Return all lines that include the string "this".
-- begin Data shown --
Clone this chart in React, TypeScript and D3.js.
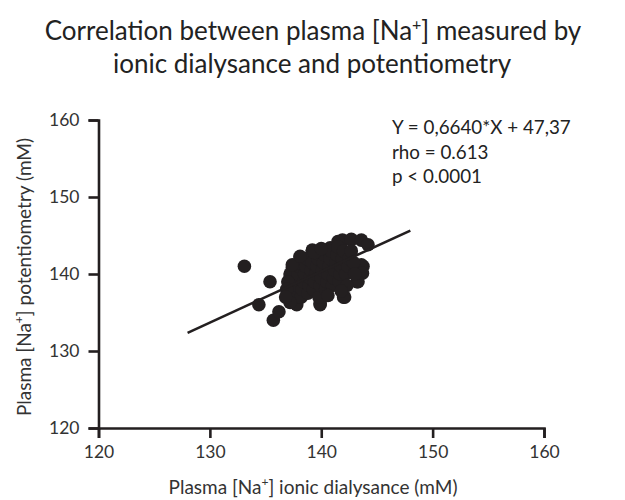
-- end Data shown --
-- begin Data shown --
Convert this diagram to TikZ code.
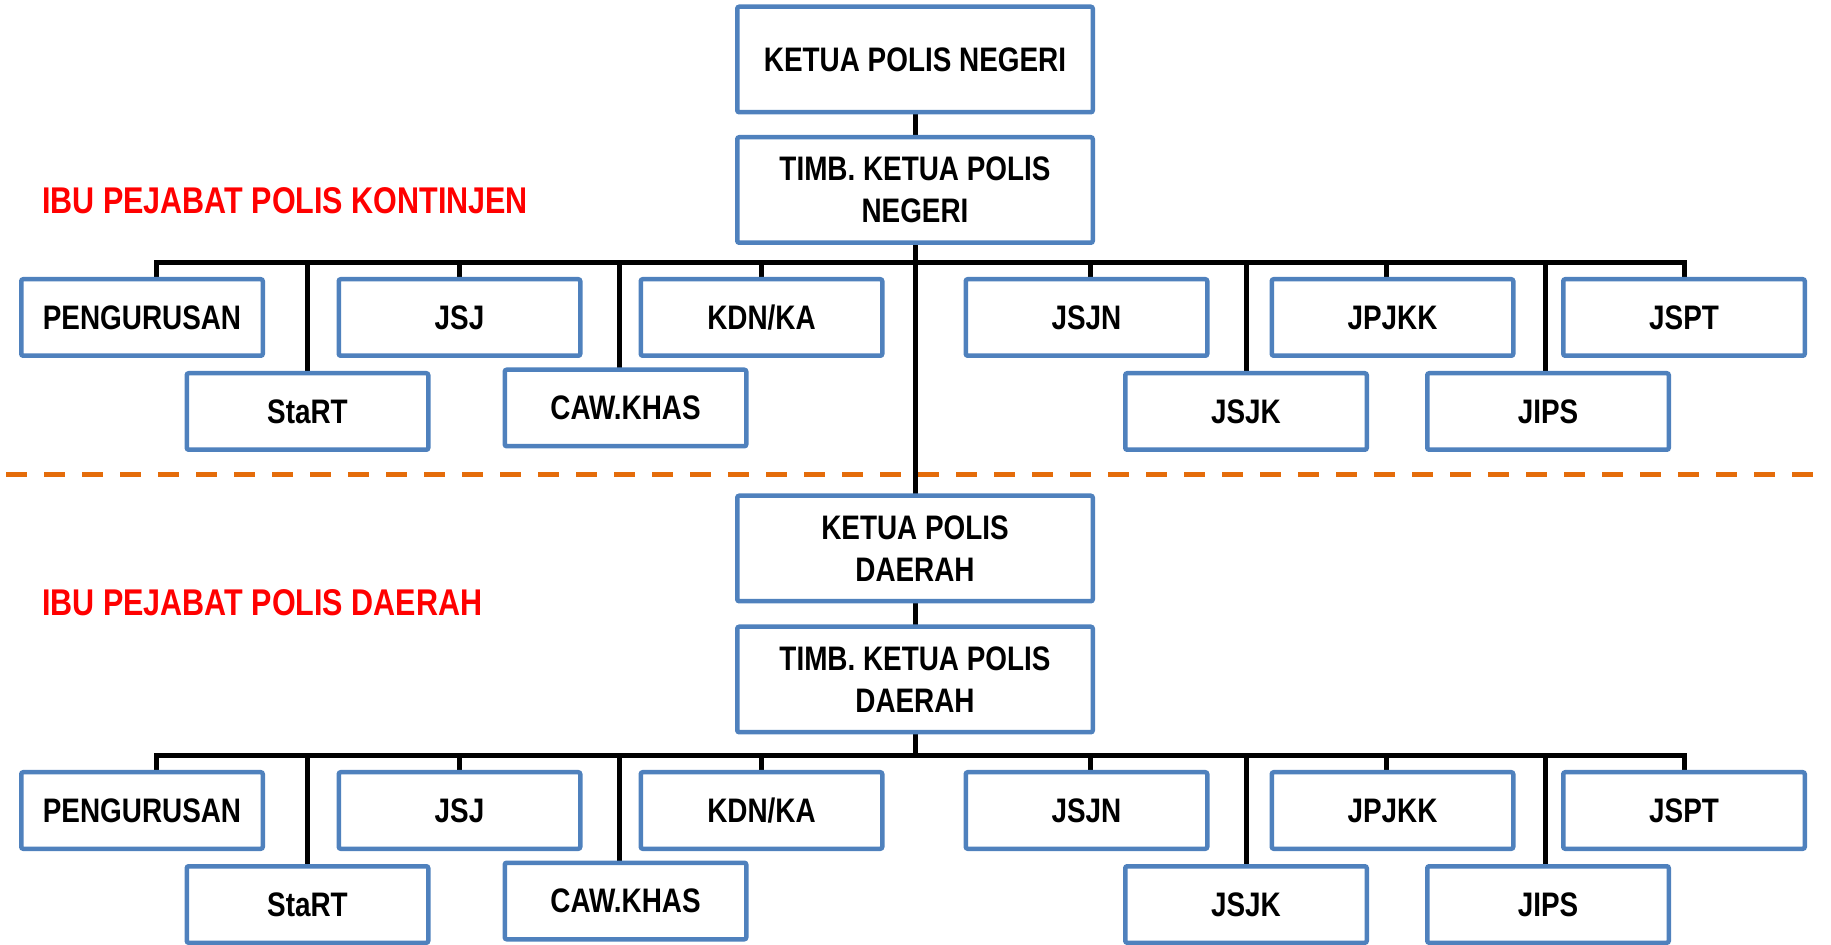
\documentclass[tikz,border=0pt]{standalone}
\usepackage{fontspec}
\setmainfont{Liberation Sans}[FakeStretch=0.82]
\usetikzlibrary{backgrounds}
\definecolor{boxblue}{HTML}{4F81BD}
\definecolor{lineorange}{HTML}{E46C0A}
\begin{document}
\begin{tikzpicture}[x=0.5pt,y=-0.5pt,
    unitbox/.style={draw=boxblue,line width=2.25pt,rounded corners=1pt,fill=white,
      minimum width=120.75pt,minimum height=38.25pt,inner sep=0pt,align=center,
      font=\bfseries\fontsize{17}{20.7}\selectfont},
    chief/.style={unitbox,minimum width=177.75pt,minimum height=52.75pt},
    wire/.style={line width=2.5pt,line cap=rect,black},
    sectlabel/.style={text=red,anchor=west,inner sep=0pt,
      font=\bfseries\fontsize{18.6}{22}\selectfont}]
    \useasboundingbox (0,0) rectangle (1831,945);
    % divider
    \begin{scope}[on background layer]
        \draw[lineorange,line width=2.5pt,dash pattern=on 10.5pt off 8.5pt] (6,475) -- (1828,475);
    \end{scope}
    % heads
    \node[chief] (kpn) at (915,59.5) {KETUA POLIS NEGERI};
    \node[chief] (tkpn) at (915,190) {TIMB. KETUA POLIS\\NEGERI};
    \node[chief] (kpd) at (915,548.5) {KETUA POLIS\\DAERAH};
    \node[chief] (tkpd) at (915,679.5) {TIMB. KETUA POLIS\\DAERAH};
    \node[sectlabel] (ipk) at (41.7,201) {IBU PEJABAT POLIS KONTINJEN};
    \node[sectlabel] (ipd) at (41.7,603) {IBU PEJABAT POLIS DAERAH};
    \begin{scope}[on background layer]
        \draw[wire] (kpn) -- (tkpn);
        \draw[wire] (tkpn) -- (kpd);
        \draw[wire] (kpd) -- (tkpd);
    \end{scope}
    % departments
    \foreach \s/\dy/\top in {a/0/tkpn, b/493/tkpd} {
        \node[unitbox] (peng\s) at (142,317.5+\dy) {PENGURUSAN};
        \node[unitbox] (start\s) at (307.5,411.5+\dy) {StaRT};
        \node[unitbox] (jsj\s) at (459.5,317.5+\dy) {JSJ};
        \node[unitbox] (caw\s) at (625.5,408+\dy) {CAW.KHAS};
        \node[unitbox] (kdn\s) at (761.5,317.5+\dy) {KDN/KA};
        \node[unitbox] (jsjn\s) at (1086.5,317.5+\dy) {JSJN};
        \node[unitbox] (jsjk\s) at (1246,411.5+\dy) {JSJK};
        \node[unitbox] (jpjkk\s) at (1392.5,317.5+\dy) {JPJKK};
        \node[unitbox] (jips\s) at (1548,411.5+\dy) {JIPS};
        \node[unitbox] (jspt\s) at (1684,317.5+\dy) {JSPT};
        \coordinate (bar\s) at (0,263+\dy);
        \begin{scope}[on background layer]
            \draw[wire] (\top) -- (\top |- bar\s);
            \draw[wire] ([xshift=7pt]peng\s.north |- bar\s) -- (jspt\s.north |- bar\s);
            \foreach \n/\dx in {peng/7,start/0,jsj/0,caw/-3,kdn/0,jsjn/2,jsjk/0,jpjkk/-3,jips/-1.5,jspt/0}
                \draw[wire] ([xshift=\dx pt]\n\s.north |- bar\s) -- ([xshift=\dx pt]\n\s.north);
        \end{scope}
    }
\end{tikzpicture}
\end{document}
-- end Data shown --
▶ [Worked solution]:
Clone this chart in React, TypeScript and D3.js.
Convert this diagram to TikZ code.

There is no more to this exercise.